With the fluorescent tube replacement you can if you wish leave the magnetic ballast in place, or feed the tube directly with 230 volt, the ballast for a 58 watt tube will reduce the voltage across the tube to around 100 volt once fired up, the LED tube is often a reduced wattage so will not need to run on 100 volt but it will be running at somewhere around 150 volt so again these tubes although they do not state it must be able to run with a massive voltage range, again pointing to the use of a switch mode power supply, also the lumen per watt is again around 100 so both things combined it seems unlikely it could be anything other than a switched mode power supply.
We are likely still looking at a pulsed supply to the LED's so it could still produce a strobe effect, however likely in the kHz range and with multi tubes it is unlikely they would synchronise with each other so like the HF fluorescent there is no need to split lighting across phases.

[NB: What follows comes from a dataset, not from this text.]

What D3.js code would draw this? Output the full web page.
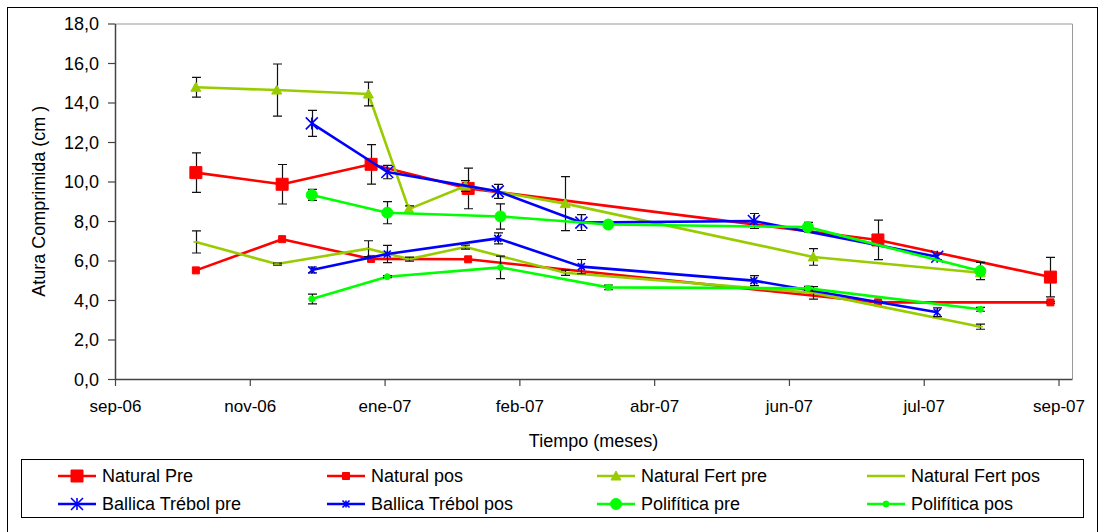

I do question the use of LED tubes, as today we must use electronic ballasts which in turn means longer tube life and more lumens per watt, it is hard to get an accurate figure as the tube lumen is still quoted using magnet ballast and the electronic ballast make claims as to how much extra light out put and also how much drop in watts consumed which varies, but it would seem with an electronic ballast looking at 90 - 95 lumen per watt. Which is only just under the LED lumen per watt, and the quoted life for both are around the same, however the LED I fitted had a much lower life to fluorescent. So the only gain is when lighting corridors where you need the spread of light but not the lumens so reducing the lumen output will not matter, although there are replacements for 58W fluorescent which are a similar wattage, most are around half the wattage and half the output typical 2400 lumen against 5400 lumen for fluorescent tube with electronic ballast, and with an electronic ballast it only draws around 56 watt. Since a LED tube is over four times the price of a fluorescent it simply does not make sense to use them. OK the electronic ballasts do have a limited life, specially if failed tubes are not changed quickly, but economics wise fluorescent is still king for long tubes.
This is not reflected however for folded or coiled fluorescent tubes, when made into the shape of a bulb the fluorescent was rather poor both life time and lumen output, and the electronic control gear is in the main built into the bulb, so they are expensive, there are some exceptions like the 2D but I have now replaced nearly all my bulbs with LED, which asks the question what do I do with the boxes of unused tungsten bulbs. In the main could not use even if I wanted to, as new fittings are mainly SES and old bulbs were BA22d.